Aspettando Thohir. L'arrivo, imminente, del magnate indonesiano per completare una tela, che, pian piano, assume contorni definitivi. Resta da sciogliere qualche zona d'ombra, destinata a dissiparsi all'indomani del risolutivo Cda che annuncerà il nuovo organigramma nerazzurro. In attesa delle certezze che verranno, ovvio il gioco del mercato. Il fluttuare inebriante di nomi, sparsi qua e là per l'Europa. Il gioco dei media, che si accentua ancor più quando all'alba di una società si affaccia un nuovo proprietario, con soldi e fama. Thohir non è sceicco, ma manager. Vero, non per questo non investirà, se necessario, sull'Inter.
Identikit di ogni tipo hanno invaso giornali e web nei giorni dell'attesa. Fiumi d'inchiostro, penne “affamate” desiderose di attribuire questo o quel flirt all'ambiente Inter. Un tema ricorrente a dire il vero c'è. Nell'afflusso di carte e viaggi per l'Europa un comune denominatore. Per il progetto in divenire serve intervenire nella zona mediana. Un grande centrocampo fa una grande squadra. Detto quanto mai vero. Nella pioggia di notizie si ergono prepotenti due candidature. Sandro e Jorginho riscuotono successo nelle sedi di Corso Vittorio Emanuele. Due prototipi differenti, adatti a due diverse visioni di gioco.

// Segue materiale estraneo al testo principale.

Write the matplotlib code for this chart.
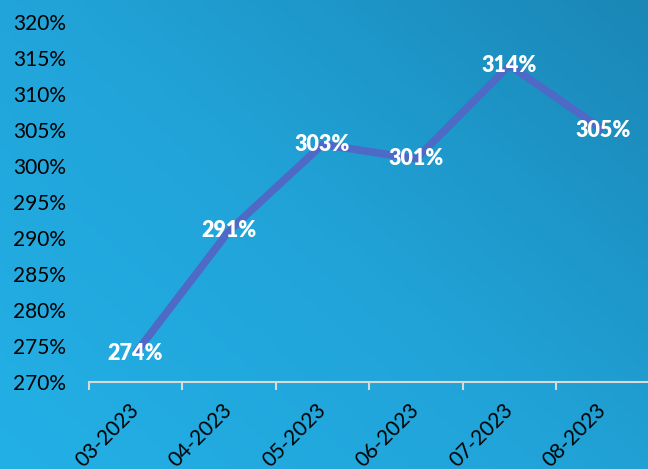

Altra storia quella di Jorginho. Brasiliano, naturalizzato italiano. Nato a Imbitula, classe '91. Centrocampista dalla visione di gioco totale, piede raffinato e mente veloce. Uomo ovunque nel 4-3-3 di Mandorlini. Cresciuto nella Sambonifacese e poi tornato, da protagonista, a Verona. Decisivo nella cavalcata verso la A, con oltre 40 presenze. Leader anche nella massima serie. Già 5 reti, infallibile dal dischetto. Il Milan ha provato a bloccarlo lo scorso anno, la Fiorentina, che ama crescere fuoriclasse agli albori, sta provando a forzare ora. L'Inter è attenta, perché sa che nel centrocampo del futuro servirà soprattutto qualità.
Strana destino quello di Iturbe invece. Compagno di Jorginho, giramondo esploso in Italia. Paraguaiano, naturalizzato argentino. Centrocampista offensivo, attaccante esterno. Funambolo. Paragoni importanti. Addirittura l'accostamento con Leo Messi, il non plus ultra del calcio. Poteva arrivare in Italia già tre anni fa. Il Gallipoli aveva chiuso per il ragazzo di Buenos Aires, ma il fallimento della società bloccò tutto. Come ha rischiato di saltare l'approdo in gialloblù, concluso solo nell'ultimo giorno utile di settembre, prima della chiusura della sessione estiva del calciomercato. Un via vai tra Cerro Porteno e Quilmes, fino al grande salto al Porto nel 2011. Due anni, poche presenze, l'arrivo al River nel febbraio 2013 e infine Verona. Prestito con diritto di riscatto. Pochi minuti e l'Italia del pallone conosce Iturbe. Punizione gioiello col Livorno, slalom di cinquanta metri e sinistro vincente nell'apoteosi di Bologna. Predestinato. L'Europa osserva, l'Inter anche.